Aim: Transcribe all the entries word for word, omitting any pictures they contain.

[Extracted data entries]
□ □ □

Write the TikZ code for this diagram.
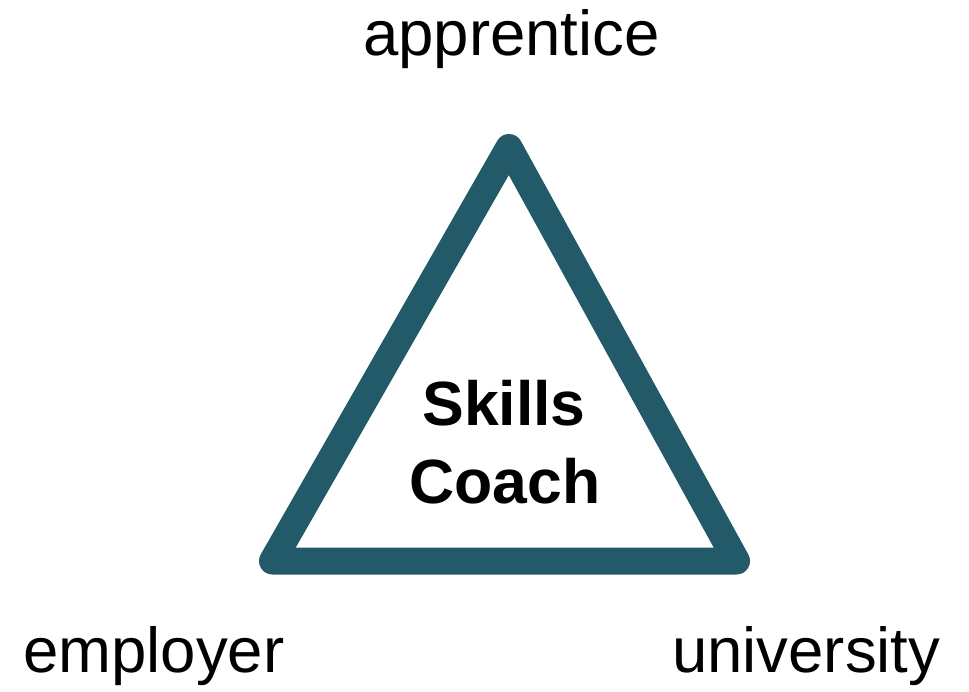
\documentclass[tikz,border=0pt]{standalone}
\usepackage{fontspec}
\setmainfont{Liberation Sans}
\definecolor{tri}{HTML}{225A69}
\begin{document}
\begin{tikzpicture}[x=1pt,y=-1pt,
  lbl/.style={font=\fontsize{63.5}{78}\selectfont, anchor=base west, inner sep=0pt},
  ctr/.style={font=\fontsize{62.5}{78}\selectfont\bfseries, anchor=base, inner sep=0pt}]
\useasboundingbox[fill=white] (0,0) rectangle (969,691);
\coordinate (A) at (509,147.5);
\coordinate (E) at (272.5,561);
\coordinate (U) at (736.5,561);
\draw[tri, line width=27pt, line join=round] (A) -- (E) -- (U) -- cycle;
\node[lbl] (ap) at (363,55) {apprentice};
\node[lbl] (em) at (23,672) {employer};
\node[lbl] (un) at (672,672) {university};
\node[ctr] (sk) at (504,425) {Skills};
\node[ctr] (co) at (505,503) {Coach};
\end{tikzpicture}
\end{document}
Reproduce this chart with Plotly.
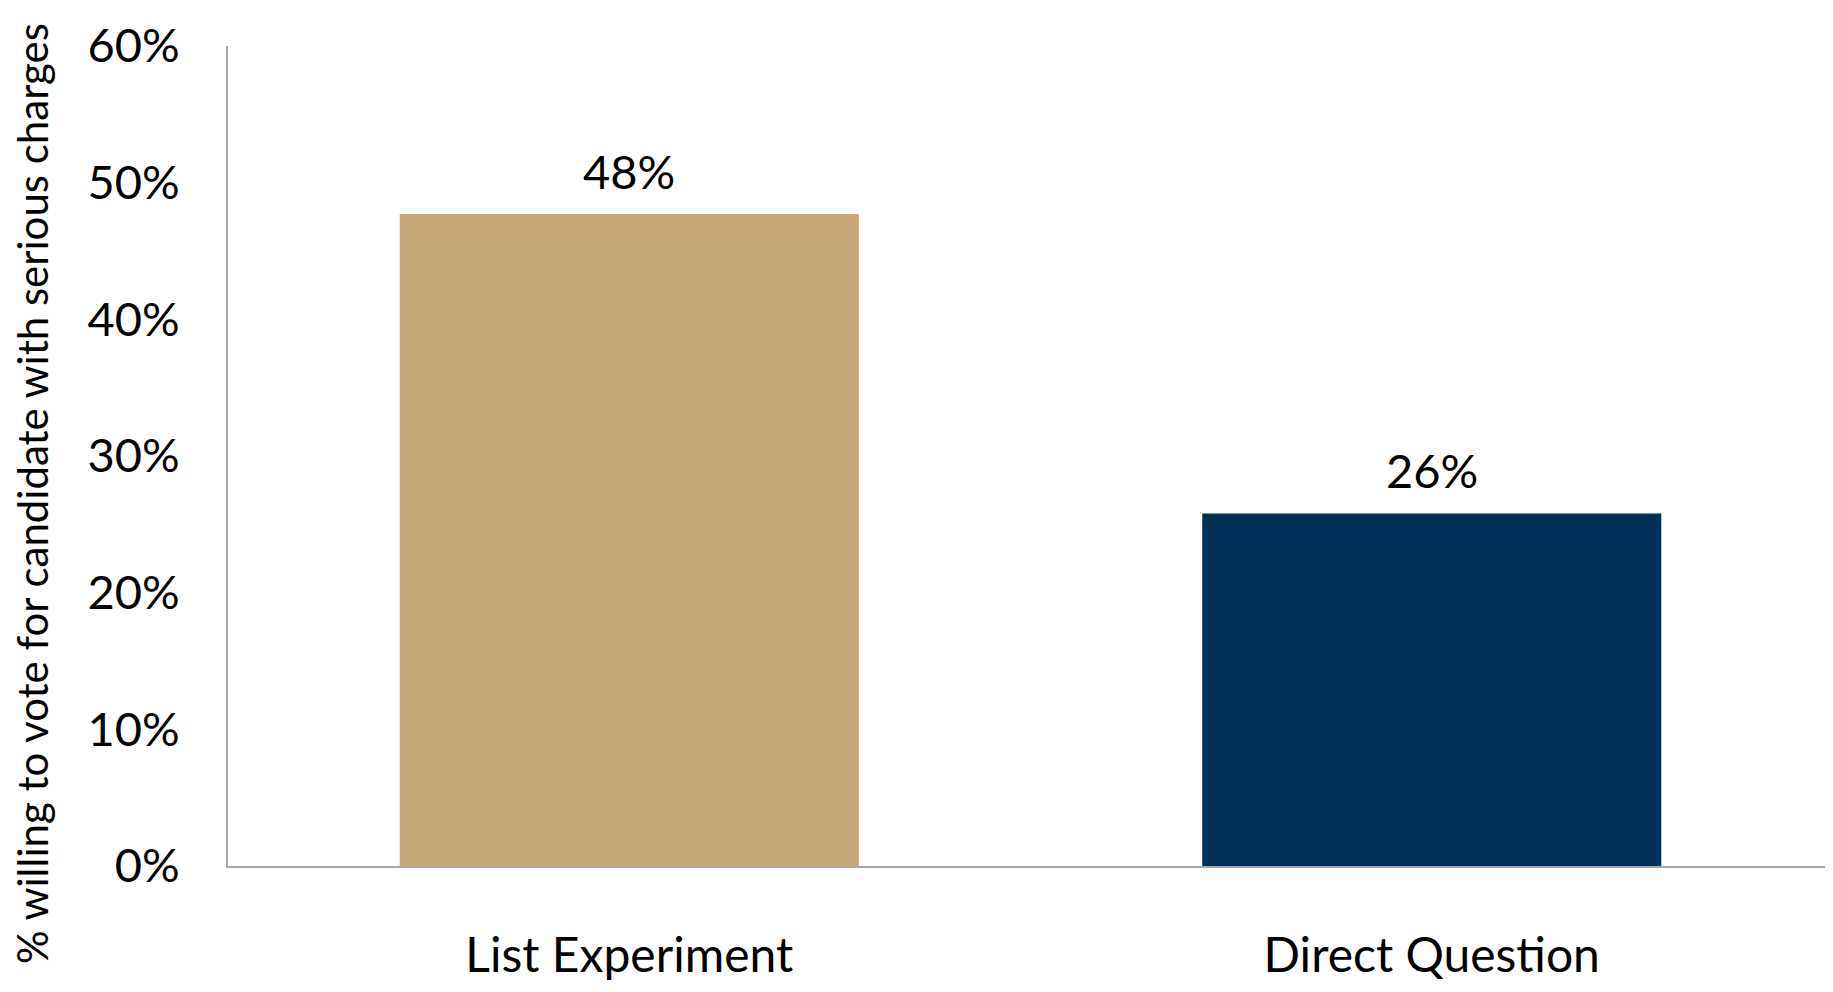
import plotly.graph_objects as go

categories = ["List Experiment", "Direct Question"]
values = [0.477, 0.258]
value_labels = ["48%", "26%"]
colors = ["#C6A677", "#003058"]
y_ticks = [0, 0.1, 0.2, 0.3, 0.4, 0.5, 0.6]
y_tick_labels = ["0%", "10%", "20%", "30%", "40%", "50%", "60%"]
y_title = "% willing to vote for candidate with serious charges"

FONT = "Lato"

fig = go.Figure()
fig.add_trace(go.Bar(
    x=categories, y=values, marker_color=colors, marker_line_width=0,
    width=0.572, hoverinfo="skip"))

for c, v, t in zip(categories, values, value_labels):
    fig.add_annotation(x=c, y=v, text=t, showarrow=False, yanchor="bottom",
                       yshift=13, font=dict(family=FONT, size=47, color="#000"))

fig.add_annotation(xref="paper", yref="paper", x=0, y=0.5, text=y_title,
                   textangle=-90, showarrow=False, xanchor="center", yanchor="middle",
                   xshift=-196, yshift=-38, borderpad=0,
                   font=dict(family=FONT, size=42, color="#000"))

fig.update_layout(
    width=1833, height=992,
    margin=dict(l=220, r=8, t=36, b=134),
    paper_bgcolor="white", plot_bgcolor="white",
    showlegend=False,
    font=dict(family=FONT, color="#000"),
    xaxis=dict(
        range=[-0.5, 1.5], showgrid=False, zeroline=False,
        showline=True, linecolor="#A6A6A6", linewidth=2,
        ticks="outside", ticklen=46, tickcolor="rgba(0,0,0,0)",
        tickfont=dict(family=FONT, size=48, color="#000"),
    ),
    yaxis=dict(
        range=[0, 0.6], tickvals=y_ticks, ticktext=y_tick_labels,
        showgrid=False, zeroline=False,
        showline=True, linecolor="#A6A6A6", linewidth=2,
        ticks="outside", ticklen=37, tickcolor="rgba(0,0,0,0)",
        tickfont=dict(family=FONT, size=47, color="#000"),
    ),
)

fig.write_html("out.html")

□ □ □

Result for this exercise:
Write the TikZ code for this diagram.
\documentclass[tikz,border=0pt]{standalone}
\usepackage{fontspec}
\setmainfont{Liberation Sans}
\definecolor{tri}{HTML}{225A69}
\begin{document}
\begin{tikzpicture}[x=1pt,y=-1pt,
  lbl/.style={font=\fontsize{63.5}{78}\selectfont, anchor=base west, inner sep=0pt},
  ctr/.style={font=\fontsize{62.5}{78}\selectfont\bfseries, anchor=base, inner sep=0pt}]
\useasboundingbox[fill=white] (0,0) rectangle (969,691);
\coordinate (A) at (509,147.5);
\coordinate (E) at (272.5,561);
\coordinate (U) at (736.5,561);
\draw[tri, line width=27pt, line join=round] (A) -- (E) -- (U) -- cycle;
\node[lbl] (ap) at (363,55) {apprentice};
\node[lbl] (em) at (23,672) {employer};
\node[lbl] (un) at (672,672) {university};
\node[ctr] (sk) at (504,425) {Skills};
\node[ctr] (co) at (505,503) {Coach};
\end{tikzpicture}
\end{document}
Reproduce this chart with Plotly.
import plotly.graph_objects as go

categories = ["List Experiment", "Direct Question"]
values = [0.477, 0.258]
value_labels = ["48%", "26%"]
colors = ["#C6A677", "#003058"]
y_ticks = [0, 0.1, 0.2, 0.3, 0.4, 0.5, 0.6]
y_tick_labels = ["0%", "10%", "20%", "30%", "40%", "50%", "60%"]
y_title = "% willing to vote for candidate with serious charges"

FONT = "Lato"

fig = go.Figure()
fig.add_trace(go.Bar(
    x=categories, y=values, marker_color=colors, marker_line_width=0,
    width=0.572, hoverinfo="skip"))

for c, v, t in zip(categories, values, value_labels):
    fig.add_annotation(x=c, y=v, text=t, showarrow=False, yanchor="bottom",
                       yshift=13, font=dict(family=FONT, size=47, color="#000"))

fig.add_annotation(xref="paper", yref="paper", x=0, y=0.5, text=y_title,
                   textangle=-90, showarrow=False, xanchor="center", yanchor="middle",
                   xshift=-196, yshift=-38, borderpad=0,
                   font=dict(family=FONT, size=42, color="#000"))

fig.update_layout(
    width=1833, height=992,
    margin=dict(l=220, r=8, t=36, b=134),
    paper_bgcolor="white", plot_bgcolor="white",
    showlegend=False,
    font=dict(family=FONT, color="#000"),
    xaxis=dict(
        range=[-0.5, 1.5], showgrid=False, zeroline=False,
        showline=True, linecolor="#A6A6A6", linewidth=2,
        ticks="outside", ticklen=46, tickcolor="rgba(0,0,0,0)",
        tickfont=dict(family=FONT, size=48, color="#000"),
    ),
    yaxis=dict(
        range=[0, 0.6], tickvals=y_ticks, ticktext=y_tick_labels,
        showgrid=False, zeroline=False,
        showline=True, linecolor="#A6A6A6", linewidth=2,
        ticks="outside", ticklen=37, tickcolor="rgba(0,0,0,0)",
        tickfont=dict(family=FONT, size=47, color="#000"),
    ),
)

fig.write_html("out.html")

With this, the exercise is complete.